La Buena Muerte era otra cosa. Para mí era hermandad de mañana, de saetas y de graznidos oriundos de las copas frondosas de Plateros y de la Porvera. Me gustaba contrastar el negro ruán de los nazarenos con el blanco radiante de las paredes encaladas de la Plaza Peones cuando tímidamente despuntaban los primeros rayos de sol. Antaño tenía esta corporación una cita ineludible con la Calle Francos y sus balcones respetuosos. Sus hachones dormidos y exhaustos. Única luz del Crucificado de Castillo que dominaba un silencio sobrecogedor de ese barrio flamenco que también sabe llorar las penas de los hombres, ¡y de qué Hombre! ya que bien lo saben sus vecinos que no creen en las Buenas Muertes. Las capas y los espartos tienen el mismo hueco reservado en las esquinas del compás y del arte. Las palmas y vítores del miércoles a la saeta profunda con bufanda en el cuello. De la Plaza oscura de la madrugada a la Mañana poderosa y fría de primavera. Se respiraba muerte en Santiago entre amaneceres de chorros rituales en la fuente y el tronchado azahar helado por el ambiente de sobrecogimiento y despedida.

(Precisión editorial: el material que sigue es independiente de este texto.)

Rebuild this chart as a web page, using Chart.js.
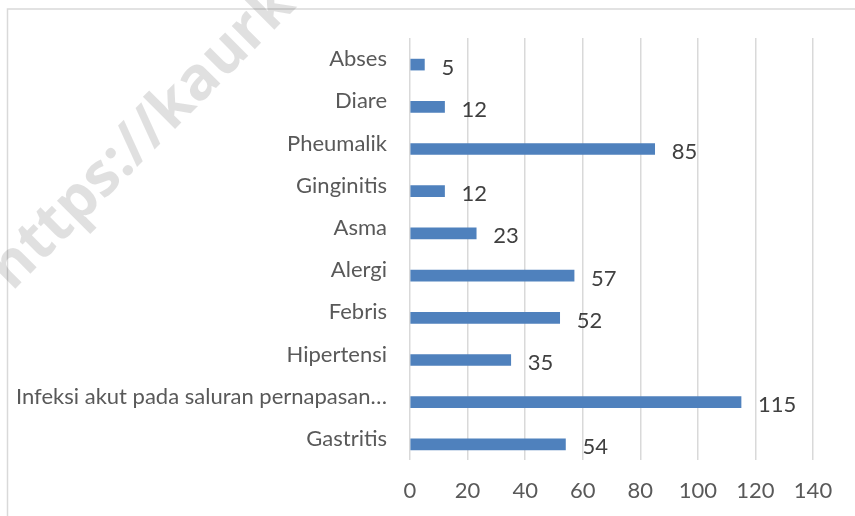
<!DOCTYPE html>
<html>
<head>
<meta charset="utf-8">
<script src="https://cdn.jsdelivr.net/npm/chart.js@4.4.1/dist/chart.umd.min.js"></script>
<style>
  html, body { margin: 0; padding: 0; background: #fff; }
  #wrap { width: 855px; height: 516px; }
</style>
</head>
<body>
<div id="wrap"><canvas id="grafik" width="855" height="516"></canvas></div>
<script>
// data penyakit
const kategori = ['Abses', 'Diare', 'Pheumalik', 'Ginginitis', 'Asma', 'Alergi', 'Febris', 'Hipertensi', 'Infeksi akut pada saluran pernapasan…', 'Gastritis'];
const jumlah = [5, 12, 85, 12, 23, 57, 52, 35, 115, 54];
const xMin = 0, xMax = 140, xStep = 20;

const FONT = 'Lato';
const biru = '#4F81BD';

// label angka di ujung batang
const labelNilai = {
  id: 'labelNilai',
  afterDatasetsDraw(chart) {
    const c = chart.ctx;
    const meta = chart.getDatasetMeta(1);
    c.save();
    c.font = '22px ' + FONT;
    c.fillStyle = '#404040';
    c.textAlign = 'left';
    c.textBaseline = 'middle';
    meta.data.forEach((bar, i) => {
      c.fillText(String(jumlah[i]), bar.x + 17, bar.y + 3);
    });
    c.restore();
  }
};

// bingkai + watermark
const bingkai = {
  id: 'bingkai',
  beforeDraw(chart) {
    const c = chart.ctx;
    c.save();
    c.strokeStyle = '#D9D9D9';
    c.lineWidth = 1.5;
    c.strokeRect(7.5, 9, 1000, 700);
    c.restore();
  },
  afterDraw(chart) {
    const c = chart.ctx;
    c.save();
    c.translate(12, 292);
    c.rotate(-45 * Math.PI / 180);
    c.font = 'bold 60px "Open Sans"';
    c.fillStyle = 'rgba(0,0,0,0.12)';
    c.textBaseline = 'alphabetic';
    c.fillText('https://kaurk', 0, 0);
    c.restore();
  }
};

new Chart(document.getElementById('grafik'), {
  type: 'bar',
  data: {
    labels: kategori,
    datasets: [
      { label: '', data: kategori.map(() => null), backgroundColor: 'transparent' },
      { label: 'Jumlah', data: jumlah, backgroundColor: biru, borderWidth: 0 }
    ]
  },
  options: {
    indexAxis: 'y',
    responsive: false,
    animation: false,
    barThickness: 11,
    layout: { padding: { top: 38, right: 42, bottom: 10, left: 0 } },
    plugins: {
      legend: { display: false },
      tooltip: { enabled: false }
    },
    scales: {
      x: {
        min: xMin,
        max: xMax,
        ticks: { stepSize: xStep, color: '#595959', font: { family: FONT, size: 22 }, padding: 18 },
        grid: { color: '#D9D9D9', lineWidth: 1.5, drawTicks: false },
        border: { display: false },
        afterFit(s) { s.height = 46; }
      },
      y: {
        grid: { display: false },
        border: { display: false },
        ticks: { color: '#595959', font: { family: FONT, size: 22 }, padding: 15, autoSkip: false },
        afterFit(s) { s.width = 410; }
      }
    }
  },
  plugins: [labelNilai, bingkai]
});
</script>
</body>
</html>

Me han dicho que el Perdón ha pasado al Domingo de Ramos. Pocos recuerdos de una joven pero querida hermandad. Tan sólo esa faz joven de Cristo alejado de los cánones tradicionales. Por eso quizás tan incomprendido. Ahora lo acompaña su Madre, como antaño, pero debajo de su Palio. Quizás sea éste el principio del fin. Una Noche envidiable de exquisito lustre que se pierde por las alcantarillas de las nuevas inquietudes sociales como si Jerez se desangrara por el hastío de la gente incomprendida. Este es el espejo de sus carencias. Realidades que antes se antojaban intocables y donde se erigían como defensores a ultranza los enchaquetados del pañuelo cual brigada en defensa del Fino y el mocasín Yanko, ahora parece que se nublan en la vista de quienes pretenden, en buena lógica, menos pasos, menos oro y más vivienda o empleo. Quizás la Semana Santa poco tiene que ver con todo esto. Pero es un verdadero termómetro, prueba de su importancia, del bienestar y los problemas de la ciudad. Si mañana, dios no lo quiera, no amanecemos despidiendo a la Esperanza en su pequeña capilla de las Puertas del Sol con un bendito Sol de Viernes Santo, será que Jerez ha perdido para siempre su categoría y exquisitez para con sus gentes que tanto han recorrido sintiéndose orgullosos de su cuna y condición.